When she was three, Maurice noticed she enjoyed eating rotten apples in the yard. He realized that the fermented fruit was making her high, so he gave her alcohol before dinner. Soon, she was having cocktails every day with her ‘parents’.
The story got even more bizarre as Maurice tracked Lucy’s sexual development. As Lucy entered puberty, she learned to use the vacuum cleaner as a vibrator and was totally uninhibited about masturbation. Maurice wondered what would happen if he were equally uninhibited? To find out, he masturbated in front to her. Soon both Maurice and Jane would masturbate in front of Lucy and she seemed totally undisturbed by the scene. But when both parents went at it together, Lucy grew highly agitated and tried to stop them.
Maurice was curious whether Lucy would develop any sexual interest in him. Luckily, she didn’t and tended to avoid him whenever she went into oestrus. When the Temerlins introduced her for the first time to a male chimpanzee, she was frightened and did not relate to him, let alone find him attractive. But she made explicit sexual invitations towards other men. She was even provided with copies of Playgirl magazine, which she greatly enjoyed. Maurice made a disturbing revelation that “Lucy attempts to mouth my penis whenever she sees it, whether I am urinating, bathing, or have an erection”, which later cost him his university job. There was a limit how shocking a scientific experiment could go, he found.
After ten years of raising Lucy, who was becoming increasingly violent and destructive, her parents had grown tired of it and longed for a normal life again. They faced a difficult question: what to do about Lucy?
They found an option that seemed promising: a new experimental chimp rehab centre in Gambia where captive chimps were taught survival skills and then released back into the wild.
In 1977, the Temerlins, Lucy and a young grad student, Janis Carter arrived at Abuko Nature Reserve. When it was time to leave, Carter hesitated. Lucy was clearly suffering in the foreign environment, scared and confused. Carter realised that if they all left, Lucy would probably soon die. So she made a brave decision to stay and help Lucy.
After her parents left, Lucy stayed in a protected enclosure. She sulked and avoided other chimps. After all, she had never been among her species before. Meanwhile, Carter took care of a few more orphaned chimps. After eighteen months of little progress with Lucy, Carter decided Lucy needed a more dramatic break with human civilisation. She took the chimps into the jungle.
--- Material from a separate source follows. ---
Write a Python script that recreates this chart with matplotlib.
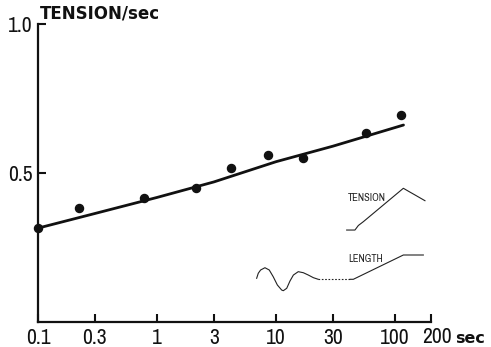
import matplotlib
matplotlib.use("Agg")
import matplotlib.pyplot as plt
from matplotlib.transforms import offset_copy

NARROW = ['Archivo Narrow', 'Liberation Sans Narrow', 'DejaVu Sans']
BOLD = ['DejaVu Sans']
plt.rcParams['font.family'] = NARROW

# measured data (tension/sec vs. time in sec)
t_points = [0.1, 0.22, 0.78, 2.12, 4.2, 8.6, 16.8, 57.0, 113.0]
v_points = [0.314, 0.383, 0.417, 0.451, 0.517, 0.562, 0.549, 0.635, 0.696]

# fitted curve nodes
t_fit = [0.1, 0.3, 1.0, 3.0, 10.0, 30.0, 117.5]
v_fit = [0.315, 0.364, 0.418, 0.470, 0.538, 0.590, 0.661]

x_ticks = [0.1, 0.3, 1, 3, 10, 30, 100, 200]
x_ticklabels = ['0.1', '0.3', '1', '3', '10', '30', '100', '']
y_ticks = [0.5, 1.0]
y_ticklabels = ['0.5', '1.0']

# schematic inset traces (arbitrary units)
tension_t = [53.7, 58.3, 60.2, 63.0, 85.2, 88.3, 91.7, 97.2]
tension_v = [58.3, 58.3, 62.1, 65.3, 93.1, 90.4, 87.5, 82.75]

length_wave_t = [3.7, 4.6, 5.9, 8.3, 10.7, 12.9, 15.2, 17.6, 18.5, 20.4, 22.2,
                 24.1, 26.8, 29.6, 32.4, 35.2, 37.9]
length_wave_v = [18.1, 22.3, 25.0, 26.9, 25.0, 19.4, 12.5, 8.3, 7.75, 9.75, 15.8,
                 20.8, 23.6, 22.75, 20.8, 18.6, 17.25]
length_gap_t = [37.9, 55.6]
length_gap_v = [17.25, 17.25]
length_ramp_t = [55.6, 57.4, 85.2, 96.3]
length_ramp_v = [17.25, 17.25, 37.5, 37.5]

W, H = 491, 347
fig = plt.figure(figsize=(W / 100, H / 100), dpi=100)
ax = fig.add_axes([38 / W, (H - 322) / H, (431 - 38) / W, (322 - 24) / H])

ax.set_xscale('log')
ax.set_xlim(0.1, 200)
ax.set_ylim(0, 1.0)
ax.spines['top'].set_visible(False)
ax.spines['right'].set_visible(False)
for s in ('left', 'bottom'):
    ax.spines[s].set_linewidth(1.6)
    ax.spines[s].set_color('#111111')

ax.plot(t_fit, v_fit, color='#111111', lw=2.0, solid_capstyle='round', clip_on=False)
ax.plot(t_points, v_points, 'o', color='#111111', ms=5.8, clip_on=False, zorder=5)

ax.set_xticks(x_ticks)
ax.set_xticklabels(x_ticklabels)
ax.xaxis.set_minor_locator(matplotlib.ticker.NullLocator())
ax.set_yticks(y_ticks)
ax.set_yticklabels(y_ticklabels)
ax.tick_params(axis='x', direction='in', length=6, width=1.5, pad=4,
               labelsize=15.5, colors='#111111')
ax.tick_params(axis='y', direction='in', length=6, width=1.5, pad=4,
               labelsize=15.5, colors='#111111')
for lbl in ax.get_xticklabels() + ax.get_yticklabels():
    lbl.set_fontweight('semibold')

# "200sec" label at the end of the axis
base = ax.get_xaxis_transform()
ax.text(200, -0.072, '200', transform=offset_copy(base, fig=fig, x=-9 * 0.72, units='points'),
        fontsize=15.5, fontweight='semibold', ha='left', va='baseline', color='#111111')
ax.text(1.0 + (455 - 431) / 393, -0.072, 'sec', transform=ax.transAxes, fontsize=11.5,
        fontweight='bold', family=BOLD, ha='left', va='baseline', color='#111111')
ax.text(0.006, 1.02, 'TENSION/sec', transform=ax.transAxes, fontsize=12,
        fontweight='bold', family=BOLD, ha='left', va='baseline', color='#111111')

# inset schematic
ins = fig.add_axes([250 / W, (H - 300) / H, 180 / W, 120 / H])
ins.set_xlim(0, 100)
ins.set_ylim(0, 100)
ins.axis('off')
ins.plot(tension_t, tension_v, color='#222222', lw=0.8)
ins.plot(length_wave_t, length_wave_v, color='#222222', lw=0.8)
ins.plot(length_gap_t, length_gap_v, color='#222222', lw=0.8, ls=(0, (1.5, 1.5)))
ins.plot(length_ramp_t, length_ramp_v, color='#222222', lw=0.8)
ins.text(54.5, 85, 'TENSION', fontsize=7.5, ha='left', va='center', color='#222222')
ins.text(54.5, 34, 'LENGTH', fontsize=7.5, ha='left', va='center', color='#222222')

fig.savefig('out.png', dpi=100)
She slept inside a wire cage at night for protection. But the chimps, fearful of the jungle, tried to stay as close to her as possible. In the next few weeks, she taught them how to be chimps again, how to sleep in the trees and how to forage the forest. All the other chimps made good progress but Lucy, who longed for her previous human life. Lucy refused to adapt to her new reality. It was not until Carter decided to withhold food and attention that Lucy began to budge. After Carter grew more confident of Lucy’s ability to survive, she visited less and less often.
In 1986, nearly a decade after the trip to Gambia, Carter returned to visit Lucy, bringing her some gifts from back home. A moving picture captured them hugging each other. But Lucy wasn’t interested in the gifts from her old life and walked back to the jungle. She died one year later of unknown cause.
Her death marked the end of a century of attempts to humanise apes. Today we know that there is no evidence apes possess a linguistic capacity similar to human. It remains impossible to domesticate apes and illegal to own, purchase or sell them in African countries. They aren’t going to be our prime mates anytime soon.
Not everything that somewhat resembles us is “just like us.” Be compassionate – but respect boundaries and borders.